Somehow I think this should be simple, but true understanding eludes me.  I need to figure out what portion of sodium bisulfite and sodium metabisulfite ends up as sulfur dioxide in solution.  I've seen statements that it's 66%, but how is that calculated?  I'm tweaking a sulfur dioxide titration method designed for corn syrup for steep water and I can't assess the effectiveness of the method if I don't know what the results should be for any standards I make up.  Any help is much appreciated.
Thanks.
-LL

[Borek]

You must find out chemistry behind - try to write reaction equations.

[lablackey]

OKay here's what I have.

Sodium metabisulfite: Na₂S₂O₅ + H₂O = 2NaHSO₃ (sodium bisulfite)
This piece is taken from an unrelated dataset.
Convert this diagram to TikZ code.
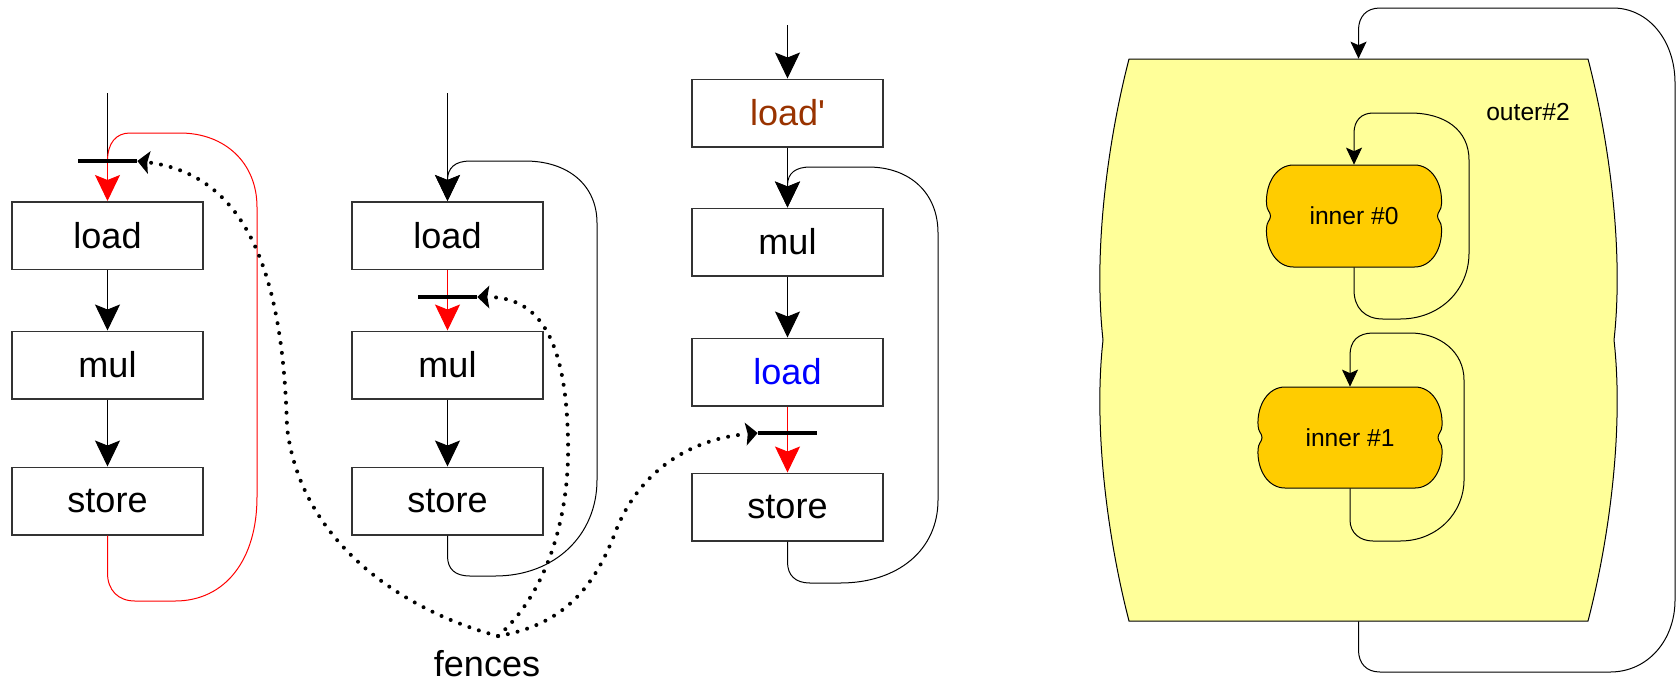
\documentclass[tikz,border=0pt]{standalone}
\usepackage{fontspec}
\setmainfont{Liberation Sans}
\usetikzlibrary{arrows.meta}
\definecolor{loadbrown}{HTML}{993300}
\definecolor{outeryellow}{HTML}{FFFF99}
\definecolor{innerorange}{HTML}{FFCC00}
\definecolor{boxgray}{HTML}{333333}

% rounded box with two bumps on each side: centre (#1,#2), half sizes #3, #4
\newcommand{\bumpbox}[4]{%
  \filldraw[fill=innerorange, draw=black, line width=0.2mm]
    (#1-#3+27,#2-#4) -- (#1+#3-27,#2-#4)
    .. controls (#1+#3-10,#2-#4) and (#1+#3+1,#2-#4+18) .. (#1+#3,#2-12)
    .. controls (#1+#3,#2-6) and (#1+#3-4,#2-4) .. (#1+#3-4,#2)
    .. controls (#1+#3-4,#2+4) and (#1+#3,#2+6) .. (#1+#3,#2+12)
    .. controls (#1+#3+1,#2+#4-18) and (#1+#3-10,#2+#4) .. (#1+#3-27,#2+#4)
    -- (#1-#3+27,#2+#4)
    .. controls (#1-#3+10,#2+#4) and (#1-#3-1,#2+#4-18) .. (#1-#3,#2+12)
    .. controls (#1-#3,#2+6) and (#1-#3+4,#2+4) .. (#1-#3+4,#2)
    .. controls (#1-#3+4,#2-4) and (#1-#3,#2-6) .. (#1-#3,#2-12)
    .. controls (#1-#3-1,#2-#4+18) and (#1-#3+10,#2-#4) .. (#1-#3+27,#2-#4) -- cycle;}

\begin{document}
\begin{tikzpicture}[x=0.2mm, y=-0.2mm,
  box/.style={draw=boxgray, line width=0.3mm, fill=white, minimum width=38.2mm,
    minimum height=13.5mm, inner sep=0pt, font=\fontsize{20.5}{24}\selectfont},
  fence/.style={fill=black, minimum width=11.8mm, minimum height=0.8mm, inner sep=0pt},
  flow/.style={line width=0.2mm, -{Stealth[length=5.2mm, width=5mm, inset=1mm]}},
  loopflow/.style={line width=0.2mm, -{Stealth[length=3.4mm, width=3.2mm, inset=0.7mm]}},
  fenceflow/.style={line width=0.8mm, dash pattern=on 0pt off 2mm, line cap=round,
    -{Stealth[length=2.4mm, width=4.6mm, inset=0.4mm, line width=0pt]}},
  tag/.style={font=\fontsize{14}{17}\selectfont, inner sep=0pt}]
  \useasboundingbox (0,0) rectangle (1677,683);

  % outer loop region
  \filldraw[fill=outeryellow, draw=black, line width=0.2mm]
    (1129,59) -- (1588,59)
    .. controls (1609,140) and (1624,250) .. (1614,340)
    .. controls (1624,430) and (1609,540) .. (1588,621)
    -- (1129,621)
    .. controls (1108,540) and (1093,430) .. (1103,340)
    .. controls (1093,250) and (1108,140) .. (1129,59) -- cycle;
  \node[minimum width=91.8mm, minimum height=112.4mm] (outer) at (1358.5,340) {};
  \node[tag] (outerlbl) at (1528,112) {outer\#2};
  \bumpbox{1354}{216}{87.5}{51}
  \bumpbox{1350}{437.5}{92}{50.5}
  \node[tag, minimum height=20.4mm] (inner0) at (1354,216) {inner \#0};
  \node[tag, minimum height=20.2mm] (inner1) at (1350,437.5) {inner \#1};

  % first sequence, fence before load
  \node[box] (ld1) at (107.5,235.5) {load};
  \node[box] (mu1) at (107.5,365) {mul};
  \node[box] (st1) at (107.5,501) {store};
  \coordinate (top1) at (107.5,93);
  \coordinate (f1) at (107.5,161);
  \draw[line width=0.2mm] (top1) -- (f1);
  \draw[flow, red] (f1) -- (ld1.north);
  \draw[flow] (ld1) -- (mu1);
  \draw[flow] (mu1) -- (st1);
  \draw[red, line width=0.2mm] (st1.south) -- (107.5,573)
    .. controls (107.5,590) and (118,601) .. (135,601) -- (175,601)
    .. controls (225,601) and (257,560) .. (257,497) -- (257,207)
    .. controls (257,163) and (225,133) .. (180,133) -- (130,133)
    .. controls (116,133) and (107.5,143) .. (f1);

  % second sequence, fence after load
  \node[box] (ld2) at (447.5,235.5) {load};
  \node[box] (mu2) at (447.5,365) {mul};
  \node[box] (st2) at (447.5,501) {store};
  \coordinate (top2) at (447.5,93);
  \coordinate (f2) at (447.5,297);
  \draw[flow] (top2) -- (ld2.north);
  \draw[flow, red] (ld2) -- (mu2);
  \draw[flow] (mu2) -- (st2);
  \draw[flow] (st2.south) -- (447.5,556)
    .. controls (447.5,569) and (455,576) .. (470,576) -- (495,576)
    .. controls (555,576) and (597,535) .. (597,480) -- (597,223)
    .. controls (597,185) and (568,161) .. (525,161) -- (470,161)
    .. controls (455,161) and (447.5,168) .. (447.5,180) -- (ld2.north);

  % third sequence, load hoisted out of the loop
  \node[box, text=loadbrown] (lp3) at (787.5,113) {load\textquotesingle};
  \node[box] (mu3) at (787.5,242) {mul};
  \node[box, text=blue] (ld3) at (787.5,372) {load};
  \node[box] (st3) at (787.5,507) {store};
  \coordinate (top3) at (787.5,25);
  \coordinate (f3) at (787.5,433);
  \draw[flow] (top3) -- (lp3);
  \draw[flow] (lp3) -- (mu3);
  \draw[flow] (mu3) -- (ld3);
  \draw[flow, red] (ld3) -- (st3);
  \draw[flow] (st3.south) -- (787.5,562)
    .. controls (787.5,575) and (795,583) .. (810,583) -- (840,583)
    .. controls (898,583) and (938,550) .. (938,500) -- (938,233)
    .. controls (938,193) and (910,167) .. (868,167) -- (810,167)
    .. controls (796,167) and (787.5,173) .. (787.5,185) -- (mu3.north);

  % fences
  \node[fence] (fb1) at (f1) {};
  \node[fence] (fb2) at (f2) {};
  \node[fence] (fb3) at (f3) {};
  \node[font=\fontsize{20.5}{24}\selectfont, inner sep=0pt] (fences) at (487,664) {fences};
  \coordinate (fsrc) at (498,636);
  \draw[fenceflow] (fsrc) .. controls (400,610) and (300,540) .. (287,427)
    .. controls (283,280) and (250,175) .. (fb1.east);
  \draw[fenceflow] (fsrc) .. controls (545,595) and (570,520) .. (568,440)
    .. controls (566,340) and (540,297) .. (fb2.east);
  \draw[fenceflow] (fsrc) .. controls (565,625) and (595,585) .. (615,533)
    .. controls (635,480) and (680,440) .. (fb3.west);

  % loop back edges of the nest
  \draw[loopflow] (outer.south) -- (1358.5,650)
    .. controls (1358.5,663) and (1366,672) .. (1380,672) -- (1610,672)
    .. controls (1648,672) and (1675,640) .. (1675,600) -- (1675,83)
    .. controls (1675,40) and (1648,8) .. (1613,8) -- (1380,8)
    .. controls (1366,8) and (1358.5,17) .. (1358.5,30) -- (outer.north);
  \draw[loopflow] (inner0.south) -- (1354,290)
    .. controls (1354,308) and (1365,319) .. (1383,319) -- (1400,319)
    .. controls (1440,319) and (1469,290) .. (1469,253) -- (1469,160)
    .. controls (1469,130) and (1445,113) .. (1410,113) -- (1373,113)
    .. controls (1361,113) and (1354,121) .. (1354,133) -- (inner0.north);
  \draw[loopflow] (inner1.south) -- (1350,520)
    .. controls (1350,533) and (1360,541) .. (1373,541) -- (1400,541)
    .. controls (1438,541) and (1464,512) .. (1464,480) -- (1464,380)
    .. controls (1464,352) and (1440,333) .. (1410,333) -- (1373,333)
    .. controls (1358,333) and (1350,341) .. (1350,355) -- (inner1.north);
\end{tikzpicture}
\end{document}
And sodium bisulfite: NaHSO₃ + H₂O = H₂SO₃ (sulfurous acid)

Meanwhile, in water sulfur dioxide: SO₂ + H₂O =
H₂SO₃

The formula weight of sodium bisulfite is 104.17; sodium metabisulfite is 190.1; and sulfur dioxide is 64

If i start out with 10grams of sodium bisulfite that's 0.096 moles and 1 mole of bisulfite produces 1 mole of sulfurous acid, same as sulfur dioxide, which is 64g/mole so the equivalent of 6.14g SO₂.
Which is 61.44% of the bisulfite I weighed out. 
Yes?

Following the same calculations, 10 grams of metabisulfite is 0.053 moles, but one mole of metabisulfite produces two moles of bisulfite which goes one to one with sulfurous acid, equivalent to 1 mole SO₂ = 6.733 grams or 67.33% of the original weight.

Does this make sense? 

-LL

[Borek]

Using EBAS I got 61.56% and 67.40% respectively, so almost identical results.